Por outro lado, os defensores da globalização econômica têm motivos para estar preocupados. O governo Trump vem ameaçando utilizar medidas protecionistas — majoritariamente na forma de tarifas de importação —para supostamente estimular o emprego e a produção nos EUA, mesmo com toda a teoria e realidade econômicas demonstrando que o efeito será o oposto.
Tamanha interferência na globalização econômica, o que representaria um retrocesso no tempo, não apenas seria um ataque à prosperidade, como também pode se degenerar em conflitos políticos, reacendendo antigas rixas e contendas. Não precisaria ser assim.
Para atacar e até mesmo aniquilar o globalismo não é necessário atacar e fazer retroceder a globalização econômica.
A globalização é Steve Jobs, Jeff Bezos e Michael Dell; o globalismo é George Soros, o CFR, a Comissão Trilateral, os Rockefeller, os Rothschilds e a ONU.
Conclusão
Ao passo que o globalismo representa o autoritarismo e a centralização do poder político em escala mundial, a globalização econômica — que nada mais é do que a divisão do trabalho e o livre comércio — representa a descentralização e a liberdade, promovendo uma produtiva e, ainda mais importante, pacífica cooperação além fronteiras.

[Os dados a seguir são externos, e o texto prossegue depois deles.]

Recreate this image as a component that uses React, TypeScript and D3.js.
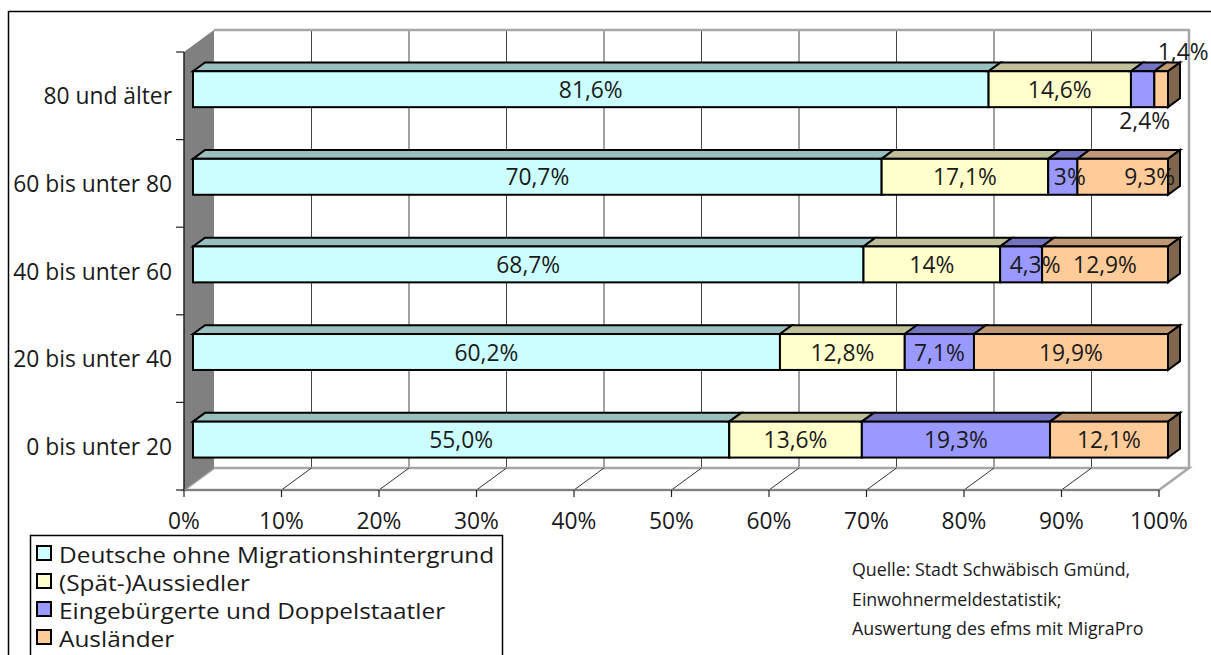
import React from 'react';
import * as d3 from 'd3';

// Age groups, bottom to top
const ageGroups = ['0 bis unter 20', '20 bis unter 40', '40 bis unter 60', '60 bis unter 80', '80 und älter'];

// Share of each population group per age group (percent)
const seriesKeys = ['deutsche', 'aussiedler', 'eingebuergerte', 'auslaender'];
const seriesNames = [
  'Deutsche ohne Migrationshintergrund',
  '(Spät-)Aussiedler',
  'Eingebürgerte und Doppelstaatler',
  'Ausländer',
];
const deutsche = [55.0, 60.2, 68.7, 70.7, 81.6];
const aussiedler = [13.6, 12.8, 14.0, 17.1, 14.6];
const eingebuergerte = [19.3, 7.1, 4.3, 3.0, 2.4];
const auslaender = [12.1, 19.9, 12.9, 9.3, 1.4];

// Decimal places shown in each value label
const deutscheDecimals = [1, 1, 1, 1, 1];
const aussiedlerDecimals = [1, 1, 0, 1, 1];
const eingebuergerteDecimals = [1, 1, 1, 0, 1];
const auslaenderDecimals = [1, 1, 1, 1, 1];

const sourceLines = [
  'Quelle: Stadt Schwäbisch Gmünd,',
  'Einwohnermeldestatistik;',
  'Auswertung des efms mit MigraPro',
];

const frontColors = ['#CCFFFF', '#FFFFCC', '#9999FF', '#FFCC99'];

// Manually placed value labels (offset from the bar face centre)
const labelNudge: Record<string, [number, number]> = {
  '80 und älter|eingebuergerte': [2, 31],
  '80 und älter|auslaender': [22, -38],
  '60 bis unter 80|eingebuergerte': [7, 0],
  '60 bis unter 80|auslaender': [27, 0],
  '40 bis unter 60|eingebuergerte': [14, 0],
};

const FONT = '"Open Sans", "DejaVu Sans", sans-serif';
const TEXT = '#1a1a1a';
const AXIS_FS = 22.8;
const LEGEND_FS = 20.5;
const LEGEND_STRETCH = 1.19;

function shade(c: string, k: number) {
  const col = d3.rgb(c);
  return d3.rgb(col.r * k, col.g * k, col.b * k).formatHex();
}

export default function App() {
  const W = 1211;
  const H = 655;

  // front plane of the 3D plot box
  const FX0 = 184, FX1 = 1159, FY0 = 52, FY1 = 490;
  const DX = 30, DY = -22; // depth of the box
  const z0 = 0.3, z1 = 0.7; // bar depth range inside the box

  const x = d3.scaleLinear().domain([0, 1]).range([FX0, FX1]);
  const y = d3.scaleBand<string>().domain([...ageGroups].reverse()).range([FY0, FY1]).padding(0);
  const bw = y.bandwidth();
  const barH = bw * 0.41;

  const valuesBySeries = [deutsche, aussiedler, eingebuergerte, auslaender];
  const decimalsBySeries = [deutscheDecimals, aussiedlerDecimals, eingebuergerteDecimals, auslaenderDecimals];

  const rows = ageGroups.map((g, i) => {
    const r: any = { group: g };
    seriesKeys.forEach((k, s) => (r[k] = valuesBySeries[s][i]));
    return r;
  });
  const stacked = d3.stack<any>().keys(seriesKeys).offset(d3.stackOffsetExpand)(rows);

  const ticks = x.ticks(10);
  const pct = d3.format('.0%');

  const ox = DX * z0, oy = DY * z0;
  const ddx = DX * (z1 - z0), ddy = DY * (z1 - z0);

  const fmt = (v: number, d: number) => d3.format(`.${d}f`)(v).replace('.', ',') + '%';

  const boundaries = d3.range(ageGroups.length + 1).map((i) => FY0 + i * y.step());

  return (
    <svg width={W} height={H} style={{ position: 'absolute', left: 0, top: 0, background: '#fff' }} fontFamily={FONT}>
      {/* outer frame */}
      <rect x={8.5} y={11.5} width={W + 20} height={H + 20} fill="#fff" stroke="#000" strokeWidth={1.5} />

      {/* back wall */}
      <rect x={FX0 + DX} y={FY0 + DY} width={FX1 - FX0} height={FY1 - FY0} fill="#fff" />
      {ticks.slice(1, -1).map((t) => (
        <line key={'g' + t} x1={x(t) + DX} x2={x(t) + DX} y1={FY0 + DY} y2={FY1 + DY} stroke="#444" strokeWidth={1} />
      ))}
      <polyline
        points={`${FX0 + DX},${FY0 + DY} ${FX1 + DX},${FY0 + DY} ${FX1 + DX},${FY1 + DY}`}
        fill="none"
        stroke="#a6a6a6"
        strokeWidth={2.5}
      />

      {/* floor */}
      <polygon
        points={`${FX0},${FY1} ${FX0 + DX},${FY1 + DY} ${FX1 + DX},${FY1 + DY} ${FX1},${FY1}`}
        fill="#fff"
        stroke="#a6a6a6"
        strokeWidth={2.5}
      />
      {ticks.slice(1, -1).map((t) => (
        <line key={'f' + t} x1={x(t)} y1={FY1} x2={x(t) + DX} y2={FY1 + DY} stroke="#333" strokeWidth={1} />
      ))}

      {/* side wall */}
      <polygon
        points={`${FX0},${FY0} ${FX0 + DX},${FY0 + DY} ${FX0 + DX},${FY1 + DY} ${FX0},${FY1}`}
        fill="#808080"
      />

      {/* category axis */}
      <line x1={FX0} x2={FX0} y1={FY0} y2={FY1} stroke="#222" strokeWidth={1.5} />
      {boundaries.map((b, i) => (
        <line key={'yt' + i} x1={FX0 - 8} x2={FX0} y1={b} y2={b} stroke="#222" strokeWidth={1.2} />
      ))}
      {ageGroups.map((g) => (
        <text
          key={'yl' + g}
          x={172}
          y={(y(g) as number) + bw / 2}
          textAnchor="end"
          dominantBaseline="central"
          fontSize={AXIS_FS}
          fill={TEXT}
        >
          {g}
        </text>
      ))}

      {/* value axis */}
      <line x1={FX0} x2={FX1} y1={FY1} y2={FY1} stroke="#808080" strokeWidth={2} />
      {ticks.map((t) => (
        <g key={'xt' + t}>
          <line x1={x(t)} x2={x(t)} y1={FY1} y2={FY1 + 7} stroke="#222" strokeWidth={1.2} />
          <text x={x(t)} y={529} textAnchor="middle" fontSize={AXIS_FS} fill={TEXT}>
            {pct(t)}
          </text>
        </g>
      ))}

      {/* stacked 3D bars */}
      {ageGroups.map((g, gi) => {
        const top = (y(g) as number) + bw / 2 - barH / 2 + oy;
        return (
          <g key={'bar' + g}>
            {stacked.map((layer, s) => {
              const d = layer[gi];
              const xa = x(d[0]) + ox;
              const xb = x(d[1]) + ox;
              const col = frontColors[s];
              const isLast = s === stacked.length - 1;
              return (
                <g key={layer.key}>
                  <polygon
                    points={`${xa},${top} ${xa + ddx},${top + ddy} ${xb + ddx},${top + ddy} ${xb},${top}`}
                    fill={shade(col, 0.75)}
                    stroke="#000"
                    strokeWidth={2}
                    strokeLinejoin="miter"
                  />
                  {isLast && (
                    <polygon
                      points={`${xb},${top} ${xb + ddx},${top + ddy} ${xb + ddx},${top + barH + ddy} ${xb},${top + barH}`}
                      fill={shade(col, 0.5)}
                      stroke="#000"
                      strokeWidth={2}
                    />
                  )}
                  <rect x={xa} y={top} width={xb - xa} height={barH} fill={col} stroke="#000" strokeWidth={2} />
                </g>
              );
            })}
          </g>
        );
      })}

      {/* value labels */}
      {ageGroups.map((g, gi) => {
        const top = (y(g) as number) + bw / 2 - barH / 2 + oy;
        return stacked.map((layer, s) => {
          const d = layer[gi];
          const cx = (x(d[0]) + x(d[1])) / 2 + ox;
          const nudge = labelNudge[`${g}|${layer.key}`] || [0, 0];
          const v = valuesBySeries[s][gi];
          return (
            <text
              key={'vl' + g + s}
              x={cx + nudge[0]}
              y={top + barH / 2 + nudge[1]}
              textAnchor="middle"
              dominantBaseline="central"
              fontSize={AXIS_FS}
              fill={TEXT}
            >
              {fmt(v, decimalsBySeries[s][gi])}
            </text>
          );
        });
      })}

      {/* legend */}
      <rect x={30.5} y={535.5} width={472} height={200} fill="#fff" stroke="#000" strokeWidth={1.5} />
      {seriesNames.map((n, i) => {
        const cy = 553 + i * 28;
        return (
          <g key={'lg' + i}>
            <rect x={37} y={cy - 7} width={14} height={14} fill={frontColors[i]} stroke="#000" strokeWidth={2} />
            <text
              transform={`translate(59, ${cy + 1}) scale(${LEGEND_STRETCH}, 1.08)`}
              dominantBaseline="central"
              fontSize={LEGEND_FS}
              fill={TEXT}
            >
              {n}
            </text>
          </g>
        );
      })}

      {/* source note */}
      {sourceLines.map((l, i) => (
        <text key={'src' + i} x={852} y={576 + i * 29.5} fontSize={17.8} fill={TEXT}>
          {l}
        </text>
      ))}
    </svg>
  );
}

A restrição à globalização econômica — ou seja, o protecionismo — nada mais é do que o medo dos incapazes perante a inteligência e as habilidades alheias. Tal postura, além de moralmente condenável, por ser covarde, é também extremamente perigosa. Como já alertava Bastiat, se, em vez de nos permitirmos os benefícios da livre concorrência e do livre comércio, começarmos a atuar incisivamente para impedir o progresso de outras nações, não deveríamos nos surpreender caso boa parte daquela inteligência e habilidade que combatemos por meio de tarifas e restrições de importações acabe se voltando contra nós no futuro, produzindo armas para guerras em vez de mais e melhores bens de consumo que eles querem e podem produzir, e os quais nós queremos voluntariamente consumir.
Como também disse Bastiat, quando bens param de cruzar fronteiras, os exércitos o fazem. 
Por isso é de extrema importância preservarmos a globalização econômica.